### Material provided
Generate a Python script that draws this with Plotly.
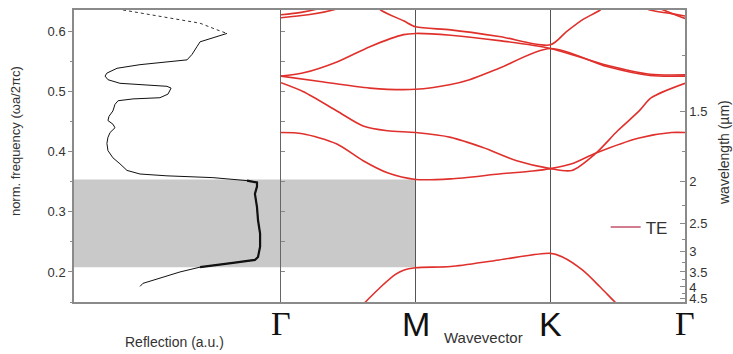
import plotly.graph_objects as go

# ---------------- data ----------------
# Reflection spectrum (arbitrary units) vs normalized frequency
refl_val = [0.237, 0.367, 0.478, 0.609, 0.691, 0.739, 0.671, 0.609, 0.594, 0.570, 0.546,
            0.449, 0.319, 0.208, 0.159, 0.150, 0.164, 0.222, 0.352, 0.449, 0.469, 0.454,
            0.415, 0.285, 0.213, 0.198, 0.188, 0.169, 0.164, 0.188, 0.198, 0.174, 0.164,
            0.159, 0.164, 0.188, 0.222, 0.256, 0.319, 0.449, 0.671, 0.836, 0.884, 0.884,
            0.874, 0.884, 0.889, 0.899, 0.899, 0.889, 0.874, 0.768, 0.609, 0.512, 0.415,
            0.333, 0.319]
refl_freq = [0.636, 0.628, 0.622, 0.614, 0.603, 0.597, 0.589, 0.583, 0.575, 0.562, 0.553,
             0.550, 0.545, 0.539, 0.531, 0.526, 0.520, 0.514, 0.511, 0.509, 0.506, 0.496,
             0.490, 0.488, 0.485, 0.479, 0.468, 0.459, 0.452, 0.446, 0.440, 0.432, 0.424,
             0.414, 0.402, 0.390, 0.380, 0.369, 0.363, 0.360, 0.357, 0.352, 0.349, 0.342,
             0.330, 0.308, 0.286, 0.264, 0.242, 0.225, 0.220, 0.215, 0.208, 0.200, 0.190,
             0.181, 0.176]
stopband = [0.208, 0.354]  # photonic band gap (shaded)

# Band structure (TE): k path Γ=0, M=1, K=2, Γ=3
k_labels = ["Γ", "M", "K", "Γ"]
band1_k = [0.55, 0.627, 0.74, 0.85, 0.91, 1.0, 1.26, 1.62, 2.0, 2.09, 2.24, 2.37, 2.48, 2.56]
band1_f = [0.133, 0.150, 0.175, 0.196, 0.203, 0.207, 0.209, 0.220, 0.231, 0.225, 0.203, 0.175, 0.150, 0.133]
band2_k = [0.0, 0.16, 0.415, 0.61, 0.79, 1.0, 1.26, 1.62, 1.87, 2.0, 2.16, 2.34, 2.66, 2.9, 3.0]
band2_f = [0.432, 0.430, 0.413, 0.385, 0.365, 0.354, 0.355, 0.363, 0.368, 0.372, 0.380, 0.398, 0.423, 0.432, 0.432]
band3_k = [0.0, 0.167, 0.415, 0.61, 0.79, 1.0, 1.26, 1.5, 1.75, 2.0, 2.16, 2.34, 2.5, 2.66, 2.75, 3.0]
band3_f = [0.515, 0.500, 0.468, 0.443, 0.435, 0.432, 0.424, 0.407, 0.385, 0.372, 0.369, 0.398, 0.435, 0.468, 0.490, 0.514]
band4_k = [0.0, 0.29, 0.66, 1.0, 1.26, 1.4, 1.62, 2.0, 2.42, 2.74, 3.0]
band4_f = [0.526, 0.517, 0.506, 0.504, 0.512, 0.520, 0.539, 0.572, 0.542, 0.527, 0.526]
band5_k = [0.0, 0.16, 0.42, 0.66, 0.91, 1.0, 1.26, 1.62, 2.0, 2.42, 2.74, 3.0]
band5_f = [0.526, 0.531, 0.550, 0.575, 0.595, 0.597, 0.594, 0.585, 0.572, 0.544, 0.529, 0.528]
band6_k = [0.62, 0.74, 0.91, 1.0, 1.26, 1.62, 2.0, 2.12, 2.24, 2.37, 2.47]
band6_f = [0.660, 0.636, 0.618, 0.608, 0.603, 0.592, 0.578, 0.600, 0.620, 0.636, 0.655]
band7_k = [0.0, 0.15, 0.31, 0.45]
band7_f = [0.628, 0.632, 0.640, 0.650]
band8_k = [0.0, 0.2, 0.4, 0.55]
band8_f = [0.623, 0.628, 0.637, 0.650]
band9_k = [2.6, 2.74, 2.9, 3.0]
band9_f = [0.650, 0.636, 0.630, 0.626]
band10_k = [2.7, 2.84, 2.95, 3.0]
band10_f = [0.648, 0.636, 0.626, 0.622]

lattice_a = 0.7  # µm, wavelength = a / f
wl_major = [1.5, 2, 2.5, 3, 3.5, 4, 4.5]
wl_minor = [1.25, 1.75, 2.25, 2.75, 3.25, 3.75, 4.25]

# ---------------- figure ----------------
W, H = 733, 354
ml, mr, mt, mb = 74, 48, 8, 52
split = (281 - ml) / (W - ml - mr)
yr = [0.15, 0.636]
axis_col = "#8a8a8a"
txt_col = "#333333"
band_col = "#e0302c"

fig = go.Figure()

# reflection spectrum
n_dot = 6
fig.add_trace(go.Scatter(x=refl_val[:n_dot], y=refl_freq[:n_dot], mode="lines",
                         line=dict(color="#333", width=1, dash="dot"),
                         xaxis="x", yaxis="y", showlegend=False))
fig.add_trace(go.Scatter(x=refl_val[n_dot - 1:], y=refl_freq[n_dot - 1:], mode="lines",
                         line=dict(color="#111", width=1),
                         xaxis="x", yaxis="y", showlegend=False))
gap_pts = [(v, f) for v, f in zip(refl_val, refl_freq) if stopband[0] <= f <= stopband[1] + 0.001]
fig.add_trace(go.Scatter(x=[p[0] for p in gap_pts], y=[p[1] for p in gap_pts], mode="lines",
                         line=dict(color="#111", width=2.2),
                         xaxis="x", yaxis="y", showlegend=False))

bands = [(band1_k, band1_f), (band2_k, band2_f), (band3_k, band3_f), (band4_k, band4_f),
         (band5_k, band5_f), (band6_k, band6_f), (band7_k, band7_f), (band8_k, band8_f),
         (band9_k, band9_f), (band10_k, band10_f)]
for bk, bf in bands:
    fig.add_trace(go.Scatter(x=bk, y=bf, mode="lines", line=dict(color=band_col, width=1.6, shape="spline", smoothing=0.8),
                             xaxis="x2", yaxis="y2", showlegend=False, cliponaxis=True))

# invisible traces so the wavelength axes are drawn
for ya in ["y3", "y4"]:
    fig.add_trace(go.Scatter(x=[None], y=[None], mode="lines", xaxis="x2", yaxis=ya,
                             showlegend=False, hoverinfo="skip"))

# legend entry
fig.add_trace(go.Scatter(x=[None], y=[None], mode="lines", name="TE",
                         line=dict(color="#c2506a", width=1.5), xaxis="x2", yaxis="y2", showlegend=True))

# band gap shading (from left axis to M)
m_paper = split + (1 / 3) * (1 - split)
fig.add_shape(type="rect", xref="paper", yref="y", x0=0, x1=m_paper, y0=stopband[0], y1=stopband[1],
              fillcolor="#c9c9c9", line=dict(width=0), layer="below")

fig.update_layout(
    width=W, height=H,
    margin=dict(l=ml, r=mr, t=mt, b=mb),
    paper_bgcolor="white", plot_bgcolor="rgba(0,0,0,0)",
    font=dict(family="Liberation Sans, Arial, sans-serif", color=txt_col, size=13),
    xaxis=dict(domain=[0, split], range=[0, 1], showticklabels=False, ticks="", showgrid=False,
               zeroline=False, showline=True, linecolor=axis_col, linewidth=1.5, mirror=True),
    yaxis=dict(domain=[0, 1], range=yr, tickvals=[0.2, 0.3, 0.4, 0.5, 0.6],
               ticktext=["0.2", "0.3", "0.4", "0.5", "0.6"], ticks="outside", ticklen=4,
               tickcolor=axis_col, showgrid=False, zeroline=False, showline=True,
               linecolor=axis_col, linewidth=1.5, tickfont=dict(size=13, color=txt_col),
               minor=dict(dtick=0.05, ticks="outside", ticklen=2, tickcolor=axis_col), anchor="x"),
    xaxis2=dict(domain=[split, 1], range=[0, 3], tickvals=[1, 2], showticklabels=False, ticks="",
                showgrid=True, gridcolor="#555555", gridwidth=1, zeroline=False,
                showline=True, linecolor=axis_col, linewidth=1.5, mirror=True, anchor="y2"),
    yaxis2=dict(domain=[0, 1], range=yr, anchor="x2", showticklabels=False,
                tickvals=[0.2, 0.25, 0.3, 0.35, 0.4, 0.45, 0.5, 0.55, 0.6], ticks="inside", ticklen=4,
                tickcolor=axis_col, showgrid=False, zeroline=False, showline=True,
                linecolor="#666666", linewidth=1.2),
    yaxis3=dict(overlaying="y2", anchor="x2", side="right", range=yr,
                tickvals=[lattice_a / w for w in wl_major], ticktext=[f"{w:g}" for w in wl_major],
                ticks="inside", ticklen=5, tickcolor=axis_col, showgrid=False, zeroline=False,
                showline=True, linecolor=axis_col, linewidth=1.5,
                tickfont=dict(size=13, color=txt_col)),
    yaxis4=dict(overlaying="y2", anchor="x2", side="right", range=yr,
                tickvals=[lattice_a / w for w in wl_minor], showticklabels=False,
                ticks="inside", ticklen=3, tickcolor=axis_col, showgrid=False, zeroline=False,
                showline=False),
    legend=dict(x=0.925, y=0.255, xanchor="center", yanchor="middle", bgcolor="rgba(0,0,0,0)",
                font=dict(size=17, color=txt_col)),
)

# k-point labels
pw = W - ml - mr
for i, lab in enumerate(k_labels):
    xp = split + i / 3 * (1 - split)
    fam = "Liberation Serif, Times New Roman, serif" if lab == "Γ" else "Liberation Sans, Arial, sans-serif"
    fig.add_annotation(text=lab, xref="paper", yref="paper", x=xp, y=-0.005, xanchor="center",
                       yanchor="top", showarrow=False, font=dict(size=34, color="#111", family=fam))

fig.add_annotation(text="Wavevector", xref="paper", yref="paper", x=(483 - ml) / pw, y=(H - mb - 338) / (H - mt - mb),
                   xanchor="center", yanchor="middle", showarrow=False, font=dict(size=15, color=txt_col))
fig.add_annotation(text="Reflection (a.u.)", xref="paper", yref="paper", x=(174 - ml) / pw,
                   y=(H - mb - 342) / (H - mt - mb), xanchor="center", yanchor="middle", showarrow=False,
                   font=dict(size=14, color=txt_col))
fig.add_annotation(text="norm. frequency (ωa/2πc)", xref="paper", yref="paper", x=(15 - ml) / pw,
                   y=(H - mb - 140) / (H - mt - mb), xanchor="center", yanchor="middle", showarrow=False,
                   textangle=-90, font=dict(size=13, color=txt_col))
fig.add_annotation(text="wavelength (µm)", xref="paper", yref="paper", x=(724 - ml) / pw,
                   y=(H - mb - 152) / (H - mt - mb), xanchor="center", yanchor="middle", showarrow=False,
                   textangle=-90, font=dict(size=14, color=txt_col))

fig.write_html("out.html")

### Set problem
Please reproduce the listing exactly from its opening line through the line that contains "import plotly.graph_objects as go", both included, with all pictures omitted.

### Task solution
Generate a Python script that draws this with Plotly.
import plotly.graph_objects as go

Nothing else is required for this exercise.